Early risers got to enjoy free breakfast, rides, and prizes at the fair
RIDGEFIELD — The three friends looked like they were hanging on for dear life.
No worries. They were in no danger.
It just appeared that way, “flying” in circles on the Cliff Hanger at the 2019 Clark County Fair.
Molly Walther, Carolyn Howard, and Maggie Hart, all of them 12 years old and students at Thomas Jefferson Middle School in Vancouver, were the very first to ride the Cliff Hanger as the 151st edition of the fair opened Friday morning.
A light rain did not appear to keep fairgoers away, as they showed up early for a free breakfast. Pancakes were served beginning at 8 a.m. and the line continued to stretch throughout the fairgrounds two-and-a-half hours later.
The carnival rides and games of skill opened at 9 a.m.
Walther, Howard, and Hart were there, ready for action.
“She has a hair appointment,” Maggie Hart said, pointing to her mother, Kathy, as one of the reasons they were there so early.
“We have free tickets, and you have to come at a certain time,” Howard added.
The Harts moved to Vancouver three years ago. The fair is now a tradition.
Howard, too, said she has been coming to the fair “since she was little.”
This is at least the sixth time Walther has attended.
“Rides,” Walther said when asked why she comes every year.
“Food,” Howard said.
“I like to be able to run around and go to rides,” Hart said, adding that food is a priority, too.
“Basically, the whole thing,” Hart said — music to the ears of fair organizers.
Walther said she likes the roller coaster the best, “The Zillerator.”
The trio said they do not really want to go on the Ring of Fire, because that goes upside down. In fact, Howard said she does not like heights at all. But she did go on the Cliff Hanger.
“She was dying the whole time,” Hart said.
Hart added that she expects to come back to the fair during this 10-day run, to see the other attractions.
“Today is mostly rides,” she said.
While they were enjoying the rides, 8-year-old Caleb Alderman won a new friend. He was one of the first to win a prize at the carnival, aiming a water gun at a target. Technically, he was not the first to win a prize. His uncle, David Piper, won the first race and chose a stuffed S’more for his prize. (Don’t ask.)

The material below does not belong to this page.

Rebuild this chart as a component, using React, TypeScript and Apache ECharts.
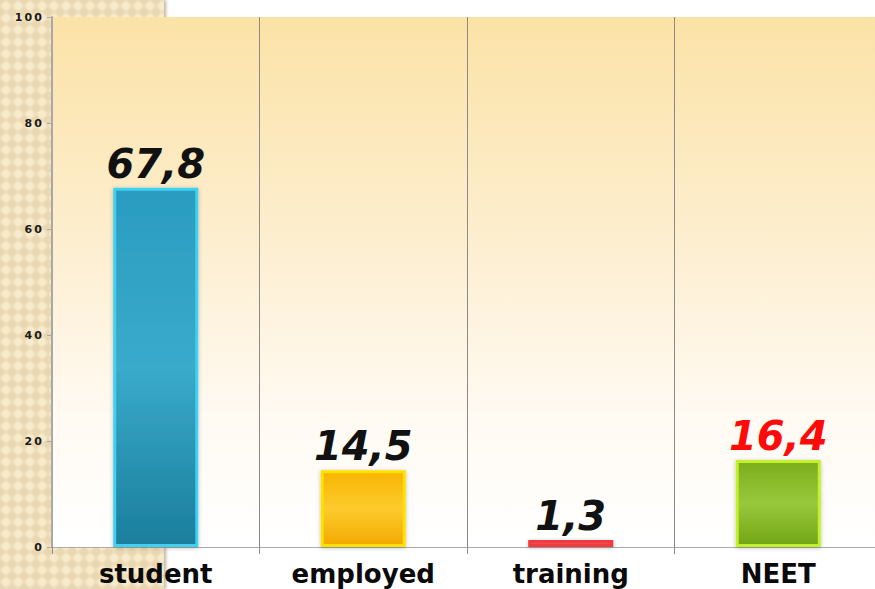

But Caleb was the first under-10-year-old to win, when he refused to quit and beat his uncle on the last try.
The goal, Caleb said, is to “blow up the balloon. If it pops, then you win.”
How did it feel to take down his uncle in this game of skill?
“Aaaaa-mazing,” he said.
His reward: A monkey. (No, not a real one.)
Of course, the carnival must have employees to keep the customers safe and happy. This carnival has an international flavor, too.
Jamie-Lee Wilson came to America after finishing her studies in South Africa. She is working with Butler Amusements, traveling the west coast with the fair, meeting new people. The 23-year-old said an agency in South Africa helped set her up with this job in the states.
“Smile and be polite,” she said of the requirements for her job, on this day at a pop-a-balloon stand.
She arrived in America three months ago, starting in the San Francisco area and has worked her way north.
She said she enjoys interacting with children.
Wilson said she once had a little girl pop a balloon but did not want the prize. Wilson told her she could have a stuffed animal, take it home with her. Instead, the little girl said she just wanted to play. No prize necessary.
“You’re the cutest,” Wilson told her.
Every day, every customer, will bring new stories at the Clark County Fair this year.